> Material provided
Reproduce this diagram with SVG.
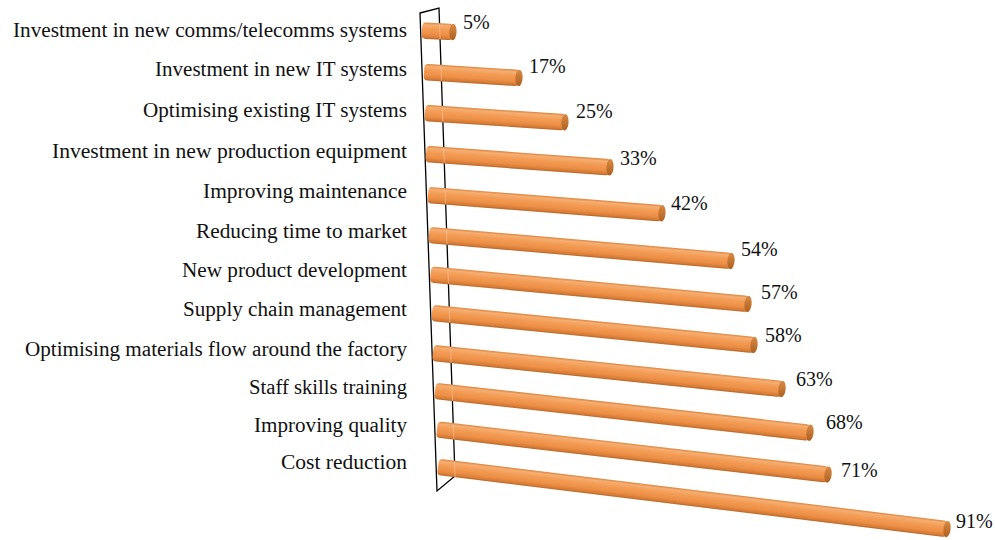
<svg xmlns="http://www.w3.org/2000/svg" width="995" height="540" viewBox="0 0 995 540">
<defs>
<linearGradient id="body" x1="0" y1="0" x2="0" y2="1">
<stop offset="0" stop-color="#DC843C"/>
<stop offset="0.14" stop-color="#F6AE72"/>
<stop offset="0.38" stop-color="#F39C55"/>
<stop offset="0.7" stop-color="#ED8F46"/>
<stop offset="0.9" stop-color="#D67B35"/>
<stop offset="1" stop-color="#B4662A"/>
</linearGradient>
<linearGradient id="cap" x1="0" y1="0" x2="0" y2="1">
<stop offset="0" stop-color="#D88A45"/>
<stop offset="1" stop-color="#AE6020"/>
</linearGradient>
<style>
.lbl{font-family:"Liberation Serif","Times New Roman",serif;font-size:20.5px;fill:#111;text-anchor:end}
.val{font-family:"Liberation Serif","Times New Roman",serif;font-size:20px;fill:#111}
.bar{fill:url(#body)}
.cap{fill:url(#cap)}
.wall{fill:none;stroke:#000;stroke-width:1.3;stroke-linejoin:miter}
.glint{stroke:#F7CBA6;stroke-width:1;opacity:0.55}
</style>
</defs>
<rect width="995" height="540" fill="#fff"/>
<g id="wall">
<polygon class="wall" points="420,13 439,8 455,476 437,491"/>
</g>
<g id="cat1">
<text class="lbl" x="407" y="37" textLength="394" lengthAdjust="spacingAndGlyphs">Investment in new comms/telecomms systems</text>
<g transform="translate(422,30.5) rotate(2.8)"><rect class="bar" x="0" y="-8.2" width="31" height="16.4" rx="4"/><ellipse class="cap" cx="31" cy="0" rx="3.6" ry="8.2"/></g>
<text class="val" x="463" y="29">5%</text>
</g>
<g id="cat2">
<text class="lbl" x="407" y="76" textLength="252" lengthAdjust="spacingAndGlyphs">Investment in new IT systems</text>
<g transform="translate(424,72) rotate(3.61)"><rect class="bar" x="0" y="-8.2" width="95.2" height="16.4" rx="4"/><ellipse class="cap" cx="95.2" cy="0" rx="3.6" ry="8.2"/></g>
<text class="val" x="529" y="73">17%</text>
</g>
<g id="cat3">
<text class="lbl" x="407" y="117" textLength="264" lengthAdjust="spacingAndGlyphs">Optimising existing IT systems</text>
<g transform="translate(425,113) rotate(3.80)"><rect class="bar" x="0" y="-8.2" width="140.3" height="16.4" rx="4"/><ellipse class="cap" cx="140.3" cy="0" rx="3.6" ry="8.2"/></g>
<text class="val" x="576" y="118">25%</text>
</g>
<g id="cat4">
<text class="lbl" x="407" y="158" textLength="355" lengthAdjust="spacingAndGlyphs">Investment in new production equipment</text>
<g transform="translate(426,154) rotate(4.13)"><rect class="bar" x="0" y="-8.2" width="184.5" height="16.4" rx="4"/><ellipse class="cap" cx="184.5" cy="0" rx="3.6" ry="8.2"/></g>
<text class="val" x="620" y="165">33%</text>
</g>
<g id="cat5">
<text class="lbl" x="407" y="198" textLength="204" lengthAdjust="spacingAndGlyphs">Improving maintenance</text>
<g transform="translate(428,195) rotate(4.47)"><rect class="bar" x="0" y="-8.2" width="234.7" height="16.4" rx="4"/><ellipse class="cap" cx="234.7" cy="0" rx="3.6" ry="8.2"/></g>
<text class="val" x="671" y="210">42%</text>
</g>
<g id="cat6">
<text class="lbl" x="407" y="238" textLength="211" lengthAdjust="spacingAndGlyphs">Reducing time to market</text>
<g transform="translate(429,235) rotate(4.92)"><rect class="bar" x="0" y="-8.2" width="303.1" height="16.4" rx="4"/><ellipse class="cap" cx="303.1" cy="0" rx="3.6" ry="8.2"/></g>
<text class="val" x="741" y="256">54%</text>
</g>
<g id="cat7">
<text class="lbl" x="407" y="277" textLength="225" lengthAdjust="spacingAndGlyphs">New product development</text>
<g transform="translate(430.5,274.5) rotate(5.31)"><rect class="bar" x="0" y="-8.2" width="318.9" height="16.4" rx="4"/><ellipse class="cap" cx="318.9" cy="0" rx="3.6" ry="8.2"/></g>
<text class="val" x="761" y="299">57%</text>
</g>
<g id="cat8">
<text class="lbl" x="407" y="316" textLength="224" lengthAdjust="spacingAndGlyphs">Supply chain management</text>
<g transform="translate(432,313) rotate(5.68)"><rect class="bar" x="0" y="-8.2" width="323.6" height="16.4" rx="4"/><ellipse class="cap" cx="323.6" cy="0" rx="3.6" ry="8.2"/></g>
<text class="val" x="765" y="342">58%</text>
</g>
<g id="cat9">
<text class="lbl" x="407" y="356" textLength="382" lengthAdjust="spacingAndGlyphs">Optimising materials flow around the factory</text>
<g transform="translate(433,353) rotate(5.89)"><rect class="bar" x="0" y="-8.2" width="350.9" height="16.4" rx="4"/><ellipse class="cap" cx="350.9" cy="0" rx="3.6" ry="8.2"/></g>
<text class="val" x="796" y="386">63%</text>
</g>
<g id="cat10">
<text class="lbl" x="407" y="394" textLength="158" lengthAdjust="spacingAndGlyphs">Staff skills training</text>
<g transform="translate(435,391) rotate(6.35)"><rect class="bar" x="0" y="-8.2" width="377.3" height="16.4" rx="4"/><ellipse class="cap" cx="377.3" cy="0" rx="3.6" ry="8.2"/></g>
<text class="val" x="826" y="429">68%</text>
</g>
<g id="cat11">
<text class="lbl" x="407" y="432" textLength="153" lengthAdjust="spacingAndGlyphs">Improving quality</text>
<g transform="translate(437,429.5) rotate(6.57)"><rect class="bar" x="0" y="-8.2" width="393.6" height="16.4" rx="4"/><ellipse class="cap" cx="393.6" cy="0" rx="3.6" ry="8.2"/></g>
<text class="val" x="841" y="477">71%</text>
</g>
<g id="cat12">
<text class="lbl" x="407" y="469" textLength="126" lengthAdjust="spacingAndGlyphs">Cost reduction</text>
<g transform="translate(438,467) rotate(6.95)"><rect class="bar" x="0" y="-8.2" width="512.8" height="16.4" rx="4"/><ellipse class="cap" cx="512.8" cy="0" rx="3.6" ry="8.2"/></g>
<text class="val" x="956" y="528">91%</text>
</g>
<g id="wall-edge">
<line class="glint" x1="439.5" y1="23.3" x2="440.1" y2="39.3"/>
<line class="glint" x1="440.9" y1="65.1" x2="441.5" y2="81.1"/>
<line class="glint" x1="442.3" y1="106.2" x2="442.9" y2="122.2"/>
<line class="glint" x1="443.7" y1="147.3" x2="444.3" y2="163.3"/>
<line class="glint" x1="445.1" y1="188.4" x2="445.7" y2="204.4"/>
<line class="glint" x1="446.5" y1="228.5" x2="447.1" y2="244.5"/>
<line class="glint" x1="447.9" y1="268.1" x2="448.5" y2="284.1"/>
<line class="glint" x1="449.2" y1="306.7" x2="449.8" y2="322.7"/>
<line class="glint" x1="450.6" y1="346.8" x2="451.2" y2="362.8"/>
<line class="glint" x1="451.9" y1="384.9" x2="452.5" y2="400.9"/>
<line class="glint" x1="453.2" y1="423.4" x2="453.8" y2="439.4"/>
<line class="glint" x1="454.5" y1="461.0" x2="455.1" y2="477.0"/>
</g>
</svg>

> Task prompt
Repeat verbatim all the material, but not the pictures.

> Output
Reproduce this diagram with SVG.
<svg xmlns="http://www.w3.org/2000/svg" width="995" height="540" viewBox="0 0 995 540">
<defs>
<linearGradient id="body" x1="0" y1="0" x2="0" y2="1">
<stop offset="0" stop-color="#DC843C"/>
<stop offset="0.14" stop-color="#F6AE72"/>
<stop offset="0.38" stop-color="#F39C55"/>
<stop offset="0.7" stop-color="#ED8F46"/>
<stop offset="0.9" stop-color="#D67B35"/>
<stop offset="1" stop-color="#B4662A"/>
</linearGradient>
<linearGradient id="cap" x1="0" y1="0" x2="0" y2="1">
<stop offset="0" stop-color="#D88A45"/>
<stop offset="1" stop-color="#AE6020"/>
</linearGradient>
<style>
.lbl{font-family:"Liberation Serif","Times New Roman",serif;font-size:20.5px;fill:#111;text-anchor:end}
.val{font-family:"Liberation Serif","Times New Roman",serif;font-size:20px;fill:#111}
.bar{fill:url(#body)}
.cap{fill:url(#cap)}
.wall{fill:none;stroke:#000;stroke-width:1.3;stroke-linejoin:miter}
.glint{stroke:#F7CBA6;stroke-width:1;opacity:0.55}
</style>
</defs>
<rect width="995" height="540" fill="#fff"/>
<g id="wall">
<polygon class="wall" points="420,13 439,8 455,476 437,491"/>
</g>
<g id="cat1">
<text class="lbl" x="407" y="37" textLength="394" lengthAdjust="spacingAndGlyphs">Investment in new comms/telecomms systems</text>
<g transform="translate(422,30.5) rotate(2.8)"><rect class="bar" x="0" y="-8.2" width="31" height="16.4" rx="4"/><ellipse class="cap" cx="31" cy="0" rx="3.6" ry="8.2"/></g>
<text class="val" x="463" y="29">5%</text>
</g>
<g id="cat2">
<text class="lbl" x="407" y="76" textLength="252" lengthAdjust="spacingAndGlyphs">Investment in new IT systems</text>
<g transform="translate(424,72) rotate(3.61)"><rect class="bar" x="0" y="-8.2" width="95.2" height="16.4" rx="4"/><ellipse class="cap" cx="95.2" cy="0" rx="3.6" ry="8.2"/></g>
<text class="val" x="529" y="73">17%</text>
</g>
<g id="cat3">
<text class="lbl" x="407" y="117" textLength="264" lengthAdjust="spacingAndGlyphs">Optimising existing IT systems</text>
<g transform="translate(425,113) rotate(3.80)"><rect class="bar" x="0" y="-8.2" width="140.3" height="16.4" rx="4"/><ellipse class="cap" cx="140.3" cy="0" rx="3.6" ry="8.2"/></g>
<text class="val" x="576" y="118">25%</text>
</g>
<g id="cat4">
<text class="lbl" x="407" y="158" textLength="355" lengthAdjust="spacingAndGlyphs">Investment in new production equipment</text>
<g transform="translate(426,154) rotate(4.13)"><rect class="bar" x="0" y="-8.2" width="184.5" height="16.4" rx="4"/><ellipse class="cap" cx="184.5" cy="0" rx="3.6" ry="8.2"/></g>
<text class="val" x="620" y="165">33%</text>
</g>
<g id="cat5">
<text class="lbl" x="407" y="198" textLength="204" lengthAdjust="spacingAndGlyphs">Improving maintenance</text>
<g transform="translate(428,195) rotate(4.47)"><rect class="bar" x="0" y="-8.2" width="234.7" height="16.4" rx="4"/><ellipse class="cap" cx="234.7" cy="0" rx="3.6" ry="8.2"/></g>
<text class="val" x="671" y="210">42%</text>
</g>
<g id="cat6">
<text class="lbl" x="407" y="238" textLength="211" lengthAdjust="spacingAndGlyphs">Reducing time to market</text>
<g transform="translate(429,235) rotate(4.92)"><rect class="bar" x="0" y="-8.2" width="303.1" height="16.4" rx="4"/><ellipse class="cap" cx="303.1" cy="0" rx="3.6" ry="8.2"/></g>
<text class="val" x="741" y="256">54%</text>
</g>
<g id="cat7">
<text class="lbl" x="407" y="277" textLength="225" lengthAdjust="spacingAndGlyphs">New product development</text>
<g transform="translate(430.5,274.5) rotate(5.31)"><rect class="bar" x="0" y="-8.2" width="318.9" height="16.4" rx="4"/><ellipse class="cap" cx="318.9" cy="0" rx="3.6" ry="8.2"/></g>
<text class="val" x="761" y="299">57%</text>
</g>
<g id="cat8">
<text class="lbl" x="407" y="316" textLength="224" lengthAdjust="spacingAndGlyphs">Supply chain management</text>
<g transform="translate(432,313) rotate(5.68)"><rect class="bar" x="0" y="-8.2" width="323.6" height="16.4" rx="4"/><ellipse class="cap" cx="323.6" cy="0" rx="3.6" ry="8.2"/></g>
<text class="val" x="765" y="342">58%</text>
</g>
<g id="cat9">
<text class="lbl" x="407" y="356" textLength="382" lengthAdjust="spacingAndGlyphs">Optimising materials flow around the factory</text>
<g transform="translate(433,353) rotate(5.89)"><rect class="bar" x="0" y="-8.2" width="350.9" height="16.4" rx="4"/><ellipse class="cap" cx="350.9" cy="0" rx="3.6" ry="8.2"/></g>
<text class="val" x="796" y="386">63%</text>
</g>
<g id="cat10">
<text class="lbl" x="407" y="394" textLength="158" lengthAdjust="spacingAndGlyphs">Staff skills training</text>
<g transform="translate(435,391) rotate(6.35)"><rect class="bar" x="0" y="-8.2" width="377.3" height="16.4" rx="4"/><ellipse class="cap" cx="377.3" cy="0" rx="3.6" ry="8.2"/></g>
<text class="val" x="826" y="429">68%</text>
</g>
<g id="cat11">
<text class="lbl" x="407" y="432" textLength="153" lengthAdjust="spacingAndGlyphs">Improving quality</text>
<g transform="translate(437,429.5) rotate(6.57)"><rect class="bar" x="0" y="-8.2" width="393.6" height="16.4" rx="4"/><ellipse class="cap" cx="393.6" cy="0" rx="3.6" ry="8.2"/></g>
<text class="val" x="841" y="477">71%</text>
</g>
<g id="cat12">
<text class="lbl" x="407" y="469" textLength="126" lengthAdjust="spacingAndGlyphs">Cost reduction</text>
<g transform="translate(438,467) rotate(6.95)"><rect class="bar" x="0" y="-8.2" width="512.8" height="16.4" rx="4"/><ellipse class="cap" cx="512.8" cy="0" rx="3.6" ry="8.2"/></g>
<text class="val" x="956" y="528">91%</text>
</g>
<g id="wall-edge">
<line class="glint" x1="439.5" y1="23.3" x2="440.1" y2="39.3"/>
<line class="glint" x1="440.9" y1="65.1" x2="441.5" y2="81.1"/>
<line class="glint" x1="442.3" y1="106.2" x2="442.9" y2="122.2"/>
<line class="glint" x1="443.7" y1="147.3" x2="444.3" y2="163.3"/>
<line class="glint" x1="445.1" y1="188.4" x2="445.7" y2="204.4"/>
<line class="glint" x1="446.5" y1="228.5" x2="447.1" y2="244.5"/>
<line class="glint" x1="447.9" y1="268.1" x2="448.5" y2="284.1"/>
<line class="glint" x1="449.2" y1="306.7" x2="449.8" y2="322.7"/>
<line class="glint" x1="450.6" y1="346.8" x2="451.2" y2="362.8"/>
<line class="glint" x1="451.9" y1="384.9" x2="452.5" y2="400.9"/>
<line class="glint" x1="453.2" y1="423.4" x2="453.8" y2="439.4"/>
<line class="glint" x1="454.5" y1="461.0" x2="455.1" y2="477.0"/>
</g>
</svg>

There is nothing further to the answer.